More specifically, the effects of the ESCs are expressly provided by the law. It is very important to be noticed that there is no general effect and the authorities awarded different force to the ESC depending on the relief sought.

The measures are mostly related to the small and medium enterprises (the “SME”), viewed as the most vulnerable to the economic disruptions caused by COVID-19. The trend to safeguard the SME is of interest to the global economy, as International Chamber of Commerce issued a statement to the governments requesting to ensure policy response in support thereof.

Apart from the tax benefits or other facilities in relation to the authorities, pursuant to the legislative measures enacted up to date, there are some situations within which a company can deploy the ESC: a SME holding an ESC is entitled, ope legis, to the postponement of the payment of utilities and or rent for the headquarters or its branches; legal entities may request the postponement of credit instalments, together with interest and commissions in credit and leasing contracts; in other ongoing contracts, a SME may rely on ESC to seek relief within the force majeure mechanism and the measures taken by the authority.

It is very important to notice that the legal effect refers in all cases to the merely postponement of the obligation and/or the prolongation of the agreement term (the debtor will be held to make the payments afterwards, retroactively) and so, in light of the current legal provisions, the effects of the ESCs are assimilated to a moratorium. So far, there are no legal provisions that explain the method in which the postpone payments will be paid (i.e. at the end of the state of emergency the entire amount of money shall be paid or it will be paid in installments).
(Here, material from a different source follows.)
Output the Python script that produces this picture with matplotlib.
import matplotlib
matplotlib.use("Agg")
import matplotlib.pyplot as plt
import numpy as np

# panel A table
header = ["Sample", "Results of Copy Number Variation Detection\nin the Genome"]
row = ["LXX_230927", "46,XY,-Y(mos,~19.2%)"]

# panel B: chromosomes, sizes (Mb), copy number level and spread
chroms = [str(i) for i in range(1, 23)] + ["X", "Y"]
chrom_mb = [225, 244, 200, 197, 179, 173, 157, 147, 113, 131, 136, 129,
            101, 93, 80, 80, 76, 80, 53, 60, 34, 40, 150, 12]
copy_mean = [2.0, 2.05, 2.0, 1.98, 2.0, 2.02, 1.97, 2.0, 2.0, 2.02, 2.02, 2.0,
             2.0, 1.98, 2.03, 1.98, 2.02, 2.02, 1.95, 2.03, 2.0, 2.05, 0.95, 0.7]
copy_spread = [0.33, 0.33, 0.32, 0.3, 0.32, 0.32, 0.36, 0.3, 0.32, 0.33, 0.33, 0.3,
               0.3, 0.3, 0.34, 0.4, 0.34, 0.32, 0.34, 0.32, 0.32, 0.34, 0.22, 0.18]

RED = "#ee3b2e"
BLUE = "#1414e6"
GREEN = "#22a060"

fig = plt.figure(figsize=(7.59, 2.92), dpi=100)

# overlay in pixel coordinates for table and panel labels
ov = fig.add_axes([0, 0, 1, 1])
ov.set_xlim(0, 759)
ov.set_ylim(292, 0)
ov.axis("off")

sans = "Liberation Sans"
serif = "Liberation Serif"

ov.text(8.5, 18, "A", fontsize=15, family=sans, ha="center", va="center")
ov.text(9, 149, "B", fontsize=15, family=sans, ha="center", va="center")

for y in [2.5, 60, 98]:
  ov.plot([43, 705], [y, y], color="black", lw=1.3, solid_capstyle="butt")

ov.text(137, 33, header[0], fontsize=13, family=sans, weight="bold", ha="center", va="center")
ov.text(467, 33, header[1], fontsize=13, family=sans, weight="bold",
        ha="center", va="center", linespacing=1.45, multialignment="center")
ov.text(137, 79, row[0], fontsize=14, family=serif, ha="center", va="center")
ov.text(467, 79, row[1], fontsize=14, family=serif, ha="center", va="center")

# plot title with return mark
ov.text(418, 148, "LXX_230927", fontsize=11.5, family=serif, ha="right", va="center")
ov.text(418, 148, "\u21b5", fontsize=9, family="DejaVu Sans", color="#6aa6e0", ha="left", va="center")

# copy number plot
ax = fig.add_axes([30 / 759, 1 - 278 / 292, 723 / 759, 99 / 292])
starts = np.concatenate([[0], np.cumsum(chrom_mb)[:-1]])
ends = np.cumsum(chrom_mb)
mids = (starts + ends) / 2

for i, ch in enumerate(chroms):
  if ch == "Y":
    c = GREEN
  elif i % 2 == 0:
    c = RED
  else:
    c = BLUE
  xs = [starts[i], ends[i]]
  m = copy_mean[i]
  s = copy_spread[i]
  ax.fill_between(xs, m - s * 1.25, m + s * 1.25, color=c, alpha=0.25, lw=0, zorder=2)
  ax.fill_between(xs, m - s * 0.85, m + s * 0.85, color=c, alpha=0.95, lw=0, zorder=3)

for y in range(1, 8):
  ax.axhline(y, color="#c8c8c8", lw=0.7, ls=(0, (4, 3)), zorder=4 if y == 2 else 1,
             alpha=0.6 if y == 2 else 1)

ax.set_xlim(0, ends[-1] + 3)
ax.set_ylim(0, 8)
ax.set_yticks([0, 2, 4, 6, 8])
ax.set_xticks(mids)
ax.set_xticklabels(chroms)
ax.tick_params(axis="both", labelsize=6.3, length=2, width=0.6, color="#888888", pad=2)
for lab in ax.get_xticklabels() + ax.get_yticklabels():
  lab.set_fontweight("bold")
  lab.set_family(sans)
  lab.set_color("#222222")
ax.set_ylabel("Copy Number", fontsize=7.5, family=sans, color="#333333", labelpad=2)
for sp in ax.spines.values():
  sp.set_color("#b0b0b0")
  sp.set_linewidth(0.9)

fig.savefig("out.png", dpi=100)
The lack of such provisions presumes that the negotiaition between the parties will establish the payment mechanism. In this point of view, could it be interpreted that the party who obtained an ESC may have a favorable position during the negotiation?

How to apply for an ESC?

Economic operators that wish to obtain an ESC shall have to file an electronic application via The Ministry of Economy, Energy and Business Environment issues the ESC only during the emergency period, electronically and automatically, after the system validates the request and is valid without signature and stamp. The ESC verification can be done on the platform, using the series and number of the issued ESC.


ESC should be considered as exceptional documents, adopted with the particular purpose of supporting actors affected by the COVID-19 crisis, and so for any exceptional fact the law involves special, express provisions. Thus, ESCs are not assimilated with force majeure certificates, nor do they have the same effects, in the absence of any special legal provisions. ESCs can be requested and used under the conditions of the law, and in the absence of a different mechanism recognized by the authorities through a normative act, their effects cannot be extended to other unregulated situations.